Reading Diary of a Wimpy Kid reminded me of watching the YouTube video about the little boy on Ellen that I had showed earlier this semester. A big part of the humor is based on the fact that Greg thinks he is so mature and knowledgeable, comparing himself to not only his peers, but the adults in his life as well. I couldn’t help but laugh as he wrote things like, “I’m sure Dad thinks I’ve got a screw loose or something” (13). As I was considering this, I noticed that this is written primarily as a children’s book, and realized the average child would not understand how his “maturity” is humorous. As a matter of fact, they would probably take it just as seriously and agree that he is smarter than the adults and other kids in his life.

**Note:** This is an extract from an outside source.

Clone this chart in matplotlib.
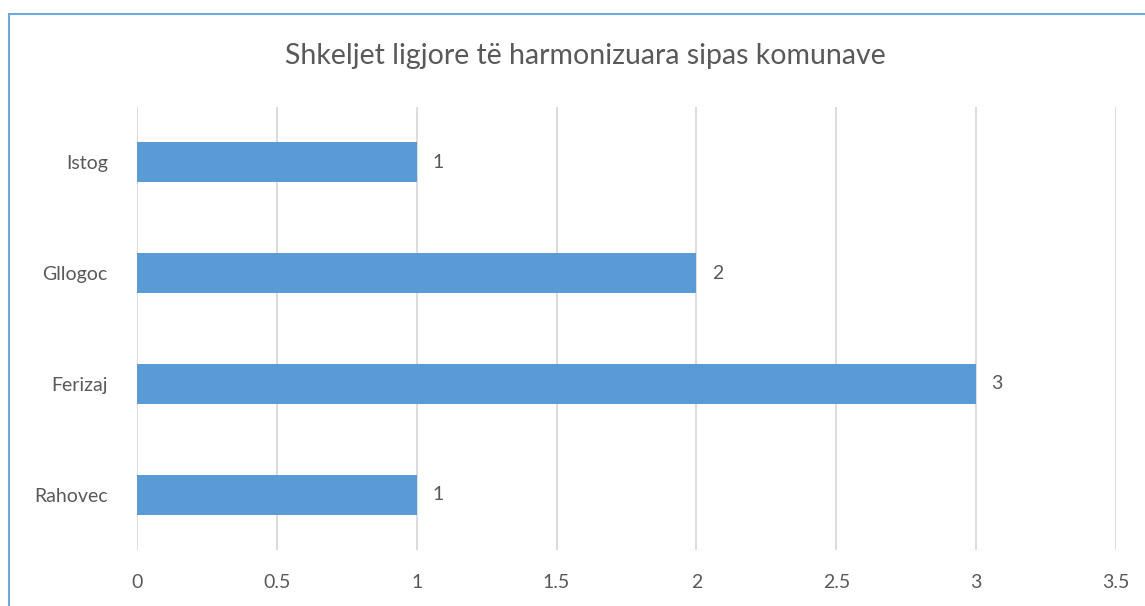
import matplotlib.pyplot as plt
from matplotlib.patches import Rectangle

categories = ['Rahovec', 'Ferizaj', 'Gllogoc', 'Istog']
values = [1, 3, 2, 1]
xticks = [0, 0.5, 1, 1.5, 2, 2.5, 3, 3.5]
xticklabels = ['0', '0.5', '1', '1.5', '2', '2.5', '3', '3.5']
title = 'Shkeljet ligjore të harmonizuara sipas komunave'

plt.rcParams['font.family'] = ['Lato', 'DejaVu Sans']
text_color = '#595959'
bar_color = '#5B9BD5'

fig = plt.figure(figsize=(11.45, 6.06), dpi=100)
ax = fig.add_axes([137 / 1145, 1 - 550 / 606, (1116 - 137) / 1145, (550 - 107) / 606])

ypos = range(len(categories))
bars = ax.barh(ypos, values, height=0.36, color=bar_color, zorder=3)
for b, v in zip(bars, values):
    ax.text(b.get_width() + 0.055, b.get_y() + b.get_height() / 2, str(v),
            va='center', ha='left', fontsize=14, color=text_color)

ax.set_xlim(0, 3.5)
ax.set_ylim(-0.5, 3.5)
ax.set_xticks(xticks)
ax.set_xticklabels(xticklabels, fontsize=14, color=text_color)
ax.set_yticks(list(ypos))
ax.set_yticklabels(categories, fontsize=14, color=text_color)
ax.tick_params(length=0, pad=17, axis='x')
ax.tick_params(length=0, pad=21, axis='y')
ax.grid(axis='x', color='#D9D9D9', linewidth=1.3, zorder=0)
for s in ax.spines.values():
    s.set_visible(False)

fig.text(585 / 1145, 1 - 56 / 606, title, ha='center', va='center',
         fontsize=20.5, color=text_color)

# chart border (cut off at right and bottom)
fig.patches.append(Rectangle((8.5 / 1145, -0.1), 1.2, 1 - 14 / 606 + 0.1,
                             transform=fig.transFigure, fill=False,
                             edgecolor='#6FA8DC', linewidth=1.5))

fig.savefig('out.png', dpi=100)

Unlike me reading it from the perspective of a college student (and adult, I guess), children would find the entertainment and humor in the comical drawings and relatable aspects of middle school, like the cheese touch and being forced to participate in the school play. They would enjoy reading about how Greg avoided his punishments by going to Rowley’s house and took advantage of the role of Safety Patrol.
Overall, I believe Kinney works with humor in two different ways in Diary of a Wimpy Kid. In one way, he uses the ignorant innocence of children to amuse adults and make them laugh, while writing specifically for children. He continues to make the children laugh as he explores the daily life of Greg and all the trouble and humor that comes with it.